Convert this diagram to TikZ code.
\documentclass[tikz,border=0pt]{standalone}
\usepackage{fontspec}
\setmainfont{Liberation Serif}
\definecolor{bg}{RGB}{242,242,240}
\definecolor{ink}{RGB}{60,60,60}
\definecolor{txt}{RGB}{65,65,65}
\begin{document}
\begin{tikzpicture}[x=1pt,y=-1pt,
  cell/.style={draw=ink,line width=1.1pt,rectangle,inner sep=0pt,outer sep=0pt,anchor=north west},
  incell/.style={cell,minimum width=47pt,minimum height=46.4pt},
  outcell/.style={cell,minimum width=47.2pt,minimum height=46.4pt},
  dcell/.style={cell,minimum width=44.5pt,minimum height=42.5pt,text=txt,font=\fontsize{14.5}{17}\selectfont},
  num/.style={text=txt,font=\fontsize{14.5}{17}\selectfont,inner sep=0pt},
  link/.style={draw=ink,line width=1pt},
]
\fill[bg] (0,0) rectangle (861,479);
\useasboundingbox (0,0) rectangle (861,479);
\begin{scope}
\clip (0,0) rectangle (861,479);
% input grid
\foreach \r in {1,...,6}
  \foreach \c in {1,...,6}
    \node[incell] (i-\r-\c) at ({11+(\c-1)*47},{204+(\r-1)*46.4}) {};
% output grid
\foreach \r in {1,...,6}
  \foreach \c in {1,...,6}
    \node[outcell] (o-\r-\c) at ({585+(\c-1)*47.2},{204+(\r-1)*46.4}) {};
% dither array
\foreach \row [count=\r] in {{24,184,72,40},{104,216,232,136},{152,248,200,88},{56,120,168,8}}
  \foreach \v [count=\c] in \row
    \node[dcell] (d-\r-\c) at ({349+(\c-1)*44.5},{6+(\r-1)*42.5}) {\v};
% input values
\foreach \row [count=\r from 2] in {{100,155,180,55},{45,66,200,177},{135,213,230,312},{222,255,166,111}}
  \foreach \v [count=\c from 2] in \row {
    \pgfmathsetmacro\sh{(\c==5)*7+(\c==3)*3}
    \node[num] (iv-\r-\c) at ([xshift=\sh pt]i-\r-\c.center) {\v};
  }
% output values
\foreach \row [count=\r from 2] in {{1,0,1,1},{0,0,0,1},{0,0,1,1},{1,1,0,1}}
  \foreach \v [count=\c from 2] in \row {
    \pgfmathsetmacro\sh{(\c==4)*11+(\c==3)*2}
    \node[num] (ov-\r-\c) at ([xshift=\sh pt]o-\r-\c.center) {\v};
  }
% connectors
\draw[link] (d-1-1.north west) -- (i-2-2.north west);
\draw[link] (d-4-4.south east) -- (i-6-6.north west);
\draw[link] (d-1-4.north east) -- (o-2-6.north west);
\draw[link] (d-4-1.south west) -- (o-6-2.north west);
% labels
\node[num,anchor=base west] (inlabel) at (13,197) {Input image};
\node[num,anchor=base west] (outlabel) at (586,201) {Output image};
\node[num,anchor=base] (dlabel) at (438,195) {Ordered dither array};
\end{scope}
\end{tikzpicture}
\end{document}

> **GIVEN PROBLEM**:
All of the material must be reproduced exactly.

> **WRITTEN SOLUTION**:
Convert this diagram to TikZ code.
\documentclass[tikz,border=0pt]{standalone}
\usepackage{fontspec}
\setmainfont{Liberation Serif}
\definecolor{bg}{RGB}{242,242,240}
\definecolor{ink}{RGB}{60,60,60}
\definecolor{txt}{RGB}{65,65,65}
\begin{document}
\begin{tikzpicture}[x=1pt,y=-1pt,
  cell/.style={draw=ink,line width=1.1pt,rectangle,inner sep=0pt,outer sep=0pt,anchor=north west},
  incell/.style={cell,minimum width=47pt,minimum height=46.4pt},
  outcell/.style={cell,minimum width=47.2pt,minimum height=46.4pt},
  dcell/.style={cell,minimum width=44.5pt,minimum height=42.5pt,text=txt,font=\fontsize{14.5}{17}\selectfont},
  num/.style={text=txt,font=\fontsize{14.5}{17}\selectfont,inner sep=0pt},
  link/.style={draw=ink,line width=1pt},
]
\fill[bg] (0,0) rectangle (861,479);
\useasboundingbox (0,0) rectangle (861,479);
\begin{scope}
\clip (0,0) rectangle (861,479);
% input grid
\foreach \r in {1,...,6}
  \foreach \c in {1,...,6}
    \node[incell] (i-\r-\c) at ({11+(\c-1)*47},{204+(\r-1)*46.4}) {};
% output grid
\foreach \r in {1,...,6}
  \foreach \c in {1,...,6}
    \node[outcell] (o-\r-\c) at ({585+(\c-1)*47.2},{204+(\r-1)*46.4}) {};
% dither array
\foreach \row [count=\r] in {{24,184,72,40},{104,216,232,136},{152,248,200,88},{56,120,168,8}}
  \foreach \v [count=\c] in \row
    \node[dcell] (d-\r-\c) at ({349+(\c-1)*44.5},{6+(\r-1)*42.5}) {\v};
% input values
\foreach \row [count=\r from 2] in {{100,155,180,55},{45,66,200,177},{135,213,230,312},{222,255,166,111}}
  \foreach \v [count=\c from 2] in \row {
    \pgfmathsetmacro\sh{(\c==5)*7+(\c==3)*3}
    \node[num] (iv-\r-\c) at ([xshift=\sh pt]i-\r-\c.center) {\v};
  }
% output values
\foreach \row [count=\r from 2] in {{1,0,1,1},{0,0,0,1},{0,0,1,1},{1,1,0,1}}
  \foreach \v [count=\c from 2] in \row {
    \pgfmathsetmacro\sh{(\c==4)*11+(\c==3)*2}
    \node[num] (ov-\r-\c) at ([xshift=\sh pt]o-\r-\c.center) {\v};
  }
% connectors
\draw[link] (d-1-1.north west) -- (i-2-2.north west);
\draw[link] (d-4-4.south east) -- (i-6-6.north west);
\draw[link] (d-1-4.north east) -- (o-2-6.north west);
\draw[link] (d-4-1.south west) -- (o-6-2.north west);
% labels
\node[num,anchor=base west] (inlabel) at (13,197) {Input image};
\node[num,anchor=base west] (outlabel) at (586,201) {Output image};
\node[num,anchor=base] (dlabel) at (438,195) {Ordered dither array};
\end{scope}
\end{tikzpicture}
\end{document}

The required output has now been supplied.